Erudite writing.
Who really are 'the people'? And what operative of discursive power circumscribes 'the people' at any given moment, and for what purpose?
In a time when neoliberal economics increasingly structures public services and institutions, including schools and universities, in a time when people are losing their homes, their pensions, and prospects for work in increasing numbers, we are faced in a new way with the idea that some populations are considered disposable. These developments, bolstered by prevailing attitudes toward health insurance and social security, suggest that market rationality is deciding whose health and life should be protected and whose health and life should not. Of course, there are differences between policies that explicitly seek the deaths of certain populations and policies that produce conditions of systematic negligence that effectively let people die. Foucault helped us to articulate this distinction when he spoke of the very specific strategies of biopower, the management of life and death in ways that no longer require a sovereign who explicitly decides and enforces the question of who will live and who will die.
We are in the midst of a biopolitical situation in which diverse populations are increasingly subject to what is called 'precaritization.' Usually induced and reproduced by governmental and economic institutions, this process acclimatizes populations over time to insecurity and hopelessness; it is structured into the institutions of temporary labor and decimated social services and the general attrition of the active remnants of social democracy in favor of entrepreneurial modalities supported by fierce ideologies of individual responsibility and the obligation to maximize one's own market value as the ultimate aim in life.
Precaritization is supplemented by an understanding of precarity as effecting a change in psychic reality, as implied by Lauren Berland who suggests it implies a heightened sense of expendability or disposability that is differentially distributed throughout society.
The fantasy of an individual capable of undertaking entrepreneurial self-making under conditions of accelerating precarity, if not destitution, makes the uncanny assumption that people can, and must, act in autonomous ways under conditions where life has become unlivable. The thesis of this book is that none of us acts without the conditions to act, even though sometimes we must act to install and preserve those very conditions.
'The people' are not just produced by their vocalized claims, but also by the conditions of possibility of their appearance, and so within the visual field, and by their actions, and so as part of embodied performance.
On the one hand, everyone is dependent on social relations and enduring infrastructure to maintain a livable life, so there is no getting rid of that dependency. On the other hand, that dependency, though not the same as a condition of subjugation, can easily become one. The dependency of human creatures on sustaining and supporting infrastructural life shows that the organization of infrastructure is intimately tied with an enduring sense of individual life: how life is endured, and with what degree of suffering, livability, or hope.
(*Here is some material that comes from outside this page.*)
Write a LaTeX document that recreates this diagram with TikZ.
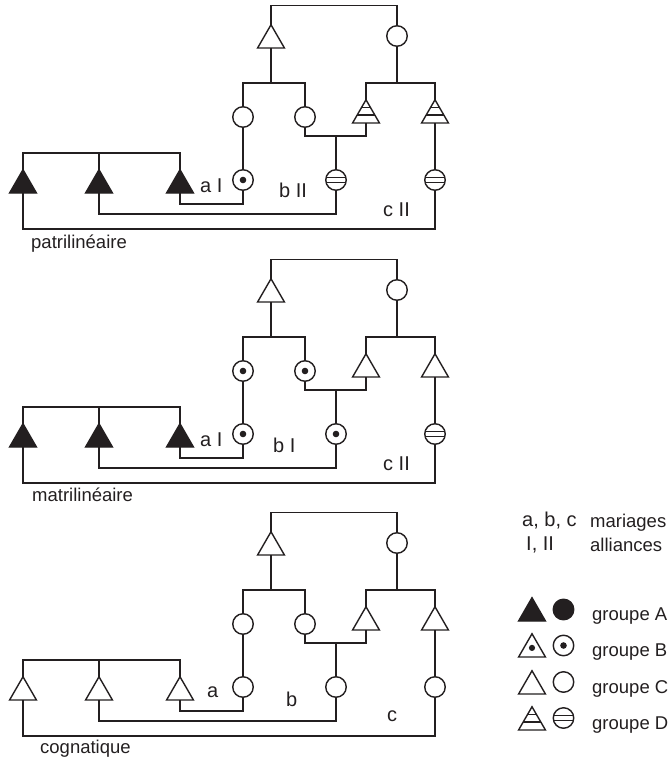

In other words, no one person suffers a lack of shelter without there being a social failure to organize shelter in such a way that it is accessible to each and every person.
I suggest that the 'life' one has to lead is always a social life, implicating us in a larger social, economic, and infrastructural world that exceeds our perspective and the situated, first-person modality of ethical questioning. For this reason, I argue that ethical questions are invariable implicated in social and economic ones, although they are not extinguished by those concerns. Indeed, the very conception of human action as pervasively conditioned implies that when we ask the basic ethical and political question, how ought I to act, we implicitly reference the conditions of the world that make that act possible, or as is increasingly the case under conditions of precarity, that undermine the conditions of acting. What does it mean to act together when the conditions for acting together are devastated or falling away? Such an impasse can become the paradoxical condition of a form of social solidarity both mournful and joyful, a gathering enacted by bodies under duress or in the name of duress, where the gathering itself signifies persistence and resistance.
It is no accident that God is generally credited with the first performative: Let there be light -- and then suddenly light there is.
When up against violent attack or extreme threats, many people in the first Egyptian revolution of 2009 chanted the word silmiyya, which comes from the root ver salima, which means 'to be safe and sound,' unharmed, unimpaired, intact, and secure, but also 'blameless,' faultless, and yet also 'to be certain,' established, clearly proven. The term comes from the noun silm, which means 'peace,' but also interchangeably and significantly, 'the religion of Islam.' Most usually, the chanting of silmiyya comes across as a gentle exhortation: 'peaceful, peaceful.' The collective chant was a way of encouraging people to resist the mimetic pull of military aggression -- and the aggression of the gangs -- by keeping in mind the larger goal: radical democratic change. To be swept into a violent exchange of the moment was to lose the patience needed to realize the revolution. What interests me here is the chant, the way in which language worked not to incite an action, but to restrain one: a restraint in the name of an emerging community of equals whose primary way of doing politics would not be violence.
Our shared exposure to precarity is but one ground of our potential equality and our reciprocal obligations to produce together conditions of livable life. In avowing the need we have for one another, we avow as well basic principles that inform the social, democratic conditions of what we might still call 'the good life.' These are critical conditions of democratic life in the sense that they are part of an ongoing crisis, but also because they belong to a form of thinking and acting that responds to the urgencies of our time.